_Exercise instructions:_
Do not repeat pictures. Repeat exactly the lines of the listing below from its first line through the line with "const ellipseScaleC = 0.647;".

* START *

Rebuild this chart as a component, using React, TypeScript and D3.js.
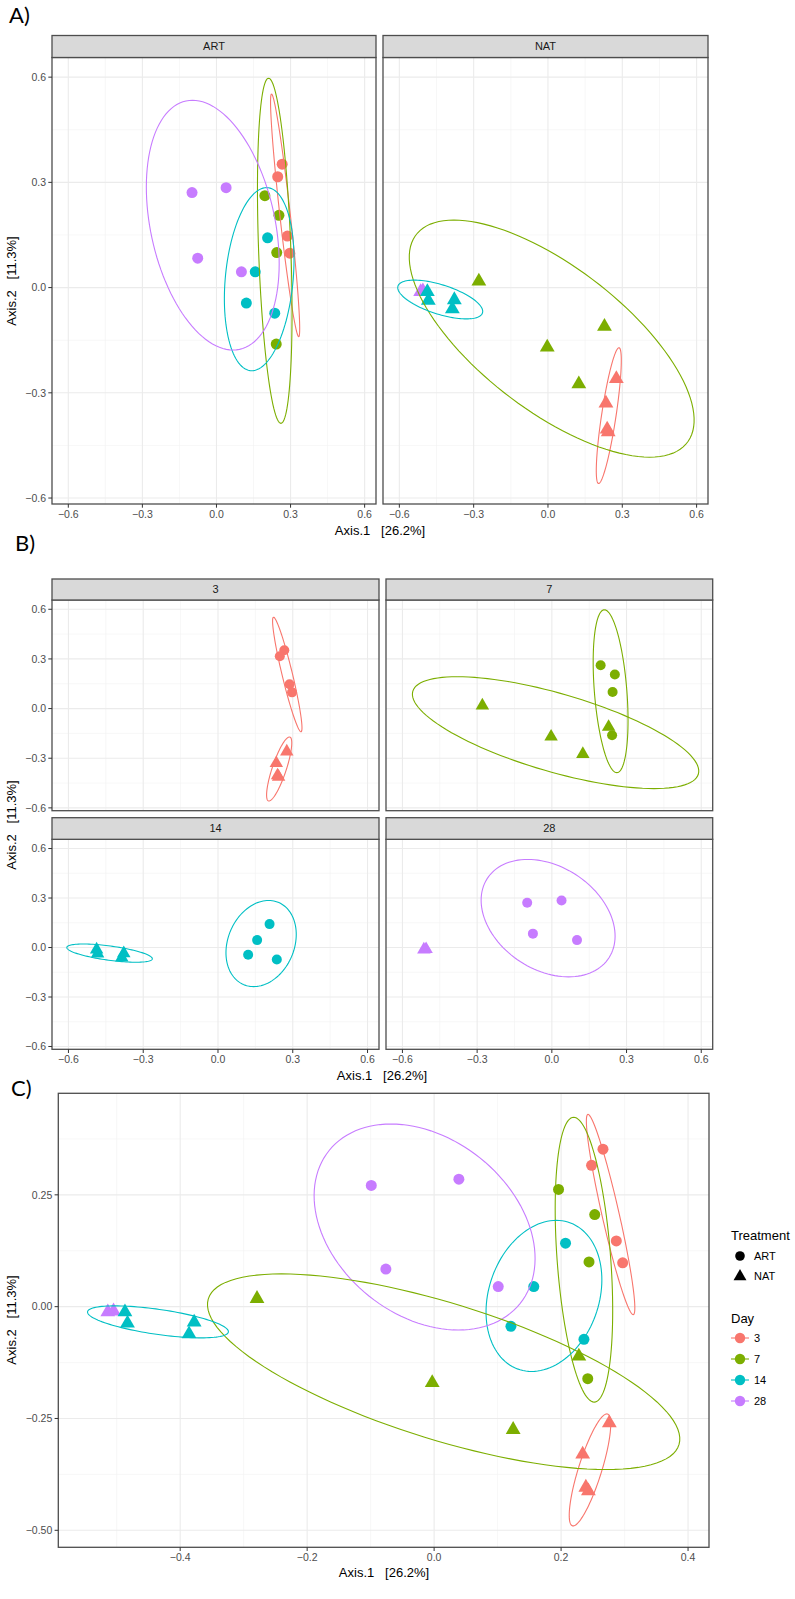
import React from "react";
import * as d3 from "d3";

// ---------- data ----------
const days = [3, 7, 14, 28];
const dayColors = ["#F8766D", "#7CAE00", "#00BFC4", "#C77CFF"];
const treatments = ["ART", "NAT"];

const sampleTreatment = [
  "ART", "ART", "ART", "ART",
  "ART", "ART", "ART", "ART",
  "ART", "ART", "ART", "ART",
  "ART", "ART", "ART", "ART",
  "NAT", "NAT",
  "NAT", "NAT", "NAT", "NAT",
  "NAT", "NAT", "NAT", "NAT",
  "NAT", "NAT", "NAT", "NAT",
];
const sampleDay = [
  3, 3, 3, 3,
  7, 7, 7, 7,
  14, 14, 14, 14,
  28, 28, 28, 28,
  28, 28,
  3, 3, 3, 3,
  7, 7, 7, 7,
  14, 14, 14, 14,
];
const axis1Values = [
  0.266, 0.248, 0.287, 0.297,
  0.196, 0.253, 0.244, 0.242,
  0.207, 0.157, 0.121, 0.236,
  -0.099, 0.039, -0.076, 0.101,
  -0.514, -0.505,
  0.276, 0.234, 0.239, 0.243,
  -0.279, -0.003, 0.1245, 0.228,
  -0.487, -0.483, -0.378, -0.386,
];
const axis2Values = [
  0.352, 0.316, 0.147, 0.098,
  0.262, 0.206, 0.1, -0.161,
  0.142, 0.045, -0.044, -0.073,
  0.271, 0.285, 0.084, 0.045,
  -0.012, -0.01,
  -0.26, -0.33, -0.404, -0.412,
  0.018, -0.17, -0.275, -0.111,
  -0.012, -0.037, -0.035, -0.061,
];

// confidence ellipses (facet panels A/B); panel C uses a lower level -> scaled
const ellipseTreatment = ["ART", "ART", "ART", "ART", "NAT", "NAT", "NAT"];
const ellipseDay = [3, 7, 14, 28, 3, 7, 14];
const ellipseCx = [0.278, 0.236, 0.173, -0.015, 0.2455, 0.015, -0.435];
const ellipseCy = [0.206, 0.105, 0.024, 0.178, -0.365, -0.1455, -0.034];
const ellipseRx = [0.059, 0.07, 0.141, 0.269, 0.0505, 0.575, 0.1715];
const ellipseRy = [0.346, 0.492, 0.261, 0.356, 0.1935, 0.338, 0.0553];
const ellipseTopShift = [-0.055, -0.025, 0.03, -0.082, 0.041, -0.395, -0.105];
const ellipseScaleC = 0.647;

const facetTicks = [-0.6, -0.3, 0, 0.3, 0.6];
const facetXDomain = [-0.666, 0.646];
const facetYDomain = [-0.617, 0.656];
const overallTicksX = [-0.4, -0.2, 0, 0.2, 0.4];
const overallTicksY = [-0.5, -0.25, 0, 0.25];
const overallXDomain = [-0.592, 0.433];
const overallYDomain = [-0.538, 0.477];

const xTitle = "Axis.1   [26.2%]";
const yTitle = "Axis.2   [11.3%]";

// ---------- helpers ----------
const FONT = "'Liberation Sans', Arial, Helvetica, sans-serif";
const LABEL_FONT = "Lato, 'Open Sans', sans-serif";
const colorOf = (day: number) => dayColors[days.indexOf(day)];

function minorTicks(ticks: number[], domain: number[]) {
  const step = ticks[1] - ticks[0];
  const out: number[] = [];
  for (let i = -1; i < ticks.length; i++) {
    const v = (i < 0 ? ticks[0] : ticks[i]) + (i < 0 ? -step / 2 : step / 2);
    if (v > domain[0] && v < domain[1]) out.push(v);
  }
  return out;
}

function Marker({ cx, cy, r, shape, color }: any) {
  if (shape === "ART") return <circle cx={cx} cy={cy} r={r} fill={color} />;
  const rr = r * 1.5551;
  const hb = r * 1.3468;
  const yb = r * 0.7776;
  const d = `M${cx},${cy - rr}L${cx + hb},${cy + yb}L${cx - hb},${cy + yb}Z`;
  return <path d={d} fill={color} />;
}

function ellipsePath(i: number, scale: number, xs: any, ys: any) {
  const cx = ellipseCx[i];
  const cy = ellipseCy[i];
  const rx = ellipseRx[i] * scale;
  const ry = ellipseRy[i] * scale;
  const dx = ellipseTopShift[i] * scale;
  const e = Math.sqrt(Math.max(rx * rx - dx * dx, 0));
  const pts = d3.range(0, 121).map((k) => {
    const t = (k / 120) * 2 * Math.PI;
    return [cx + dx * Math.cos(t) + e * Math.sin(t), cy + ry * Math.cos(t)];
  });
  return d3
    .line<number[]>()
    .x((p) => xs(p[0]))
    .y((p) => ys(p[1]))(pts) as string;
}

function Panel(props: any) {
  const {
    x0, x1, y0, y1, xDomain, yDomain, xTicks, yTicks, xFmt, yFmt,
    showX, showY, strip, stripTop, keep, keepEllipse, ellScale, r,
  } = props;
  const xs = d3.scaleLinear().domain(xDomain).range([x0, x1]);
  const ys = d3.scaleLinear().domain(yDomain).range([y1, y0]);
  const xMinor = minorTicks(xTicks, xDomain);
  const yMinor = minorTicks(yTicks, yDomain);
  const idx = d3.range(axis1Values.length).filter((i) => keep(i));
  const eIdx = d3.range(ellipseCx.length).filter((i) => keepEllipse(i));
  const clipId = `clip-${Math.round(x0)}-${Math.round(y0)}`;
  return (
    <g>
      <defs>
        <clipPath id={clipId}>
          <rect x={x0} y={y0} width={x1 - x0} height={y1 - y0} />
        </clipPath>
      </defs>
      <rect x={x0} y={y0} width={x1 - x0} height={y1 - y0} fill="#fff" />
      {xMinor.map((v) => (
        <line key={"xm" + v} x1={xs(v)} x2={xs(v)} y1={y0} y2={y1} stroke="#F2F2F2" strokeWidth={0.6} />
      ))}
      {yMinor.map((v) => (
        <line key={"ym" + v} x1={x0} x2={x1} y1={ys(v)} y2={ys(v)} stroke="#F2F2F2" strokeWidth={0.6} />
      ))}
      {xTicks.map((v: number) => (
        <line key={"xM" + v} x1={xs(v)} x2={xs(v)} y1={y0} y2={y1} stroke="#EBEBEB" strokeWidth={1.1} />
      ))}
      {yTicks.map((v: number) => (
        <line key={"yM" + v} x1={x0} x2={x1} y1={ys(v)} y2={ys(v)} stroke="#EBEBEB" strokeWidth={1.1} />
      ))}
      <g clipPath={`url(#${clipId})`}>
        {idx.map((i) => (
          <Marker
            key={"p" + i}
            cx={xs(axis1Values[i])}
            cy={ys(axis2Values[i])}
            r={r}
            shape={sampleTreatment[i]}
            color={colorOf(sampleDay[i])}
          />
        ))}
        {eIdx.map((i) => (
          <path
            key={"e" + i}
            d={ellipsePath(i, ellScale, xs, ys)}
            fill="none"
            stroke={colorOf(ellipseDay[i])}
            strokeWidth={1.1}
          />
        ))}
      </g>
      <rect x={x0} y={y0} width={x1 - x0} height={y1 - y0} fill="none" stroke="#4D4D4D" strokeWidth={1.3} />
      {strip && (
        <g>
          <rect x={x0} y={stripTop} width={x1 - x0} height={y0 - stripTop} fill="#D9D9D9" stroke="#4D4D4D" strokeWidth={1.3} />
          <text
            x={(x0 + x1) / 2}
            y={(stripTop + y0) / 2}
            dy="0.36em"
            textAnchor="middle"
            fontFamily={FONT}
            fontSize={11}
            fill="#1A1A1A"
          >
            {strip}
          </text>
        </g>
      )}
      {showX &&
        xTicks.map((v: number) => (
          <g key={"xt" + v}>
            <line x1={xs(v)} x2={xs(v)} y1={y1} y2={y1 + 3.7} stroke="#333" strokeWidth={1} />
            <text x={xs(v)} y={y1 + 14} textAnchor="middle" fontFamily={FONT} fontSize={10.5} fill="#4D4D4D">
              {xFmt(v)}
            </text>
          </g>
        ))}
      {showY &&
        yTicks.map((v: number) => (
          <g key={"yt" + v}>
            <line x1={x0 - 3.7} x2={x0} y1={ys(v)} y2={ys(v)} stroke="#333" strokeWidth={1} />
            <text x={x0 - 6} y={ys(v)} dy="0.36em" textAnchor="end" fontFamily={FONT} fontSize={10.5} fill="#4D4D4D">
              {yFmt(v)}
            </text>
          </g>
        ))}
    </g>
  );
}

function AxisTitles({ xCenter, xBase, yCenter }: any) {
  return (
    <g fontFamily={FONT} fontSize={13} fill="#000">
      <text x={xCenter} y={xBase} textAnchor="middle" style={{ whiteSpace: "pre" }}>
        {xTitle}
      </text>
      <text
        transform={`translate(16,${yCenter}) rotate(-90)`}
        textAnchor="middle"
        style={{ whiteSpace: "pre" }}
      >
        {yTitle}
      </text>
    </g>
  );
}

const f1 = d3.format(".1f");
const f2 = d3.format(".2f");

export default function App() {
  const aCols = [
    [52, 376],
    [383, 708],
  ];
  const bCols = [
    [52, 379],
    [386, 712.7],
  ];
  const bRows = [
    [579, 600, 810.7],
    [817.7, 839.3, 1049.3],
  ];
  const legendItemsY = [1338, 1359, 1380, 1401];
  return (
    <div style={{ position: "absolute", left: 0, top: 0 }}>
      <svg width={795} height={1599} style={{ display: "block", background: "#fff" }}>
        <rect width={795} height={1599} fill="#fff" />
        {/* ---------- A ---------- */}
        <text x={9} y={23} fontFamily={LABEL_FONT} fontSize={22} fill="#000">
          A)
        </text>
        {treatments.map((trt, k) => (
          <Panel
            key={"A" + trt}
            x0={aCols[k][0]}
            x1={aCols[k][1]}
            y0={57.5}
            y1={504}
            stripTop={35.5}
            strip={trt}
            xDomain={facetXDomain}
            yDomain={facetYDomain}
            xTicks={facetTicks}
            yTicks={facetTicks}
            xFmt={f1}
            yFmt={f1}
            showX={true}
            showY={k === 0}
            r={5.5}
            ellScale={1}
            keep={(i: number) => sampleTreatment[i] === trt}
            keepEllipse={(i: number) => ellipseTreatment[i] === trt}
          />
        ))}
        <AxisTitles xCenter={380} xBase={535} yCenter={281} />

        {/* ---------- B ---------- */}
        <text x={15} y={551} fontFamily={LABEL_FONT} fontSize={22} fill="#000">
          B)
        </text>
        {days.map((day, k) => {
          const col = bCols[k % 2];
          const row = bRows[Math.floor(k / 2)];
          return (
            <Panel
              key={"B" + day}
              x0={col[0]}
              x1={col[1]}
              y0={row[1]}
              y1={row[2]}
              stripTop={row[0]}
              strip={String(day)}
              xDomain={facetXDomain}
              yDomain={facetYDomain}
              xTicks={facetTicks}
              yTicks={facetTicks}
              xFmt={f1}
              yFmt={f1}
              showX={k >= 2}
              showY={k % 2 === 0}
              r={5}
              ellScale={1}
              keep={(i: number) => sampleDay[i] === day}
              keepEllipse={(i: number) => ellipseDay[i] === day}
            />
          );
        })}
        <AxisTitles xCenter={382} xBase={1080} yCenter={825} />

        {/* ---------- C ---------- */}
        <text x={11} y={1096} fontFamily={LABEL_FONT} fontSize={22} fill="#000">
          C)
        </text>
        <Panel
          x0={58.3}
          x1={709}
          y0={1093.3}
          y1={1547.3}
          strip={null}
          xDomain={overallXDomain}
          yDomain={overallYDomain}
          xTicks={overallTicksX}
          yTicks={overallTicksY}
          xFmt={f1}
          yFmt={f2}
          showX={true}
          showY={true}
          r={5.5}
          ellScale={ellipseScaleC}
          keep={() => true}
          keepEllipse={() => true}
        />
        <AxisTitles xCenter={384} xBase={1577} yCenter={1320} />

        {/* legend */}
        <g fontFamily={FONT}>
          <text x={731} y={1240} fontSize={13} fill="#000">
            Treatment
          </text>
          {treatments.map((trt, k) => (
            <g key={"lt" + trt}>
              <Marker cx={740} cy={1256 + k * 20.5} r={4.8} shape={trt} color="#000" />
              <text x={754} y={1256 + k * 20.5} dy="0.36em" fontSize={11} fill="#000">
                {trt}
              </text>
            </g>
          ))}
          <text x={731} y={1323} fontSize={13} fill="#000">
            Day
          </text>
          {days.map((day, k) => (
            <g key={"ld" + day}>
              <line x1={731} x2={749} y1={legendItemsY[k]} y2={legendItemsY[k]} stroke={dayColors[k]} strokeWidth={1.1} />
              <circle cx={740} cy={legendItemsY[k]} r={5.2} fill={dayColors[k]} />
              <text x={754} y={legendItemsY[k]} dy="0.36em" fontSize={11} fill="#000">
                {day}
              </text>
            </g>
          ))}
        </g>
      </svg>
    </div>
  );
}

* END *

_Correct result:_
Rebuild this chart as a component, using React, TypeScript and D3.js.
import React from "react";
import * as d3 from "d3";

// ---------- data ----------
const days = [3, 7, 14, 28];
const dayColors = ["#F8766D", "#7CAE00", "#00BFC4", "#C77CFF"];
const treatments = ["ART", "NAT"];

const sampleTreatment = [
  "ART", "ART", "ART", "ART",
  "ART", "ART", "ART", "ART",
  "ART", "ART", "ART", "ART",
  "ART", "ART", "ART", "ART",
  "NAT", "NAT",
  "NAT", "NAT", "NAT", "NAT",
  "NAT", "NAT", "NAT", "NAT",
  "NAT", "NAT", "NAT", "NAT",
];
const sampleDay = [
  3, 3, 3, 3,
  7, 7, 7, 7,
  14, 14, 14, 14,
  28, 28, 28, 28,
  28, 28,
  3, 3, 3, 3,
  7, 7, 7, 7,
  14, 14, 14, 14,
];
const axis1Values = [
  0.266, 0.248, 0.287, 0.297,
  0.196, 0.253, 0.244, 0.242,
  0.207, 0.157, 0.121, 0.236,
  -0.099, 0.039, -0.076, 0.101,
  -0.514, -0.505,
  0.276, 0.234, 0.239, 0.243,
  -0.279, -0.003, 0.1245, 0.228,
  -0.487, -0.483, -0.378, -0.386,
];
const axis2Values = [
  0.352, 0.316, 0.147, 0.098,
  0.262, 0.206, 0.1, -0.161,
  0.142, 0.045, -0.044, -0.073,
  0.271, 0.285, 0.084, 0.045,
  -0.012, -0.01,
  -0.26, -0.33, -0.404, -0.412,
  0.018, -0.17, -0.275, -0.111,
  -0.012, -0.037, -0.035, -0.061,
];

// confidence ellipses (facet panels A/B); panel C uses a lower level -> scaled
const ellipseTreatment = ["ART", "ART", "ART", "ART", "NAT", "NAT", "NAT"];
const ellipseDay = [3, 7, 14, 28, 3, 7, 14];
const ellipseCx = [0.278, 0.236, 0.173, -0.015, 0.2455, 0.015, -0.435];
const ellipseCy = [0.206, 0.105, 0.024, 0.178, -0.365, -0.1455, -0.034];
const ellipseRx = [0.059, 0.07, 0.141, 0.269, 0.0505, 0.575, 0.1715];
const ellipseRy = [0.346, 0.492, 0.261, 0.356, 0.1935, 0.338, 0.0553];
const ellipseTopShift = [-0.055, -0.025, 0.03, -0.082, 0.041, -0.395, -0.105];
const ellipseScaleC = 0.647;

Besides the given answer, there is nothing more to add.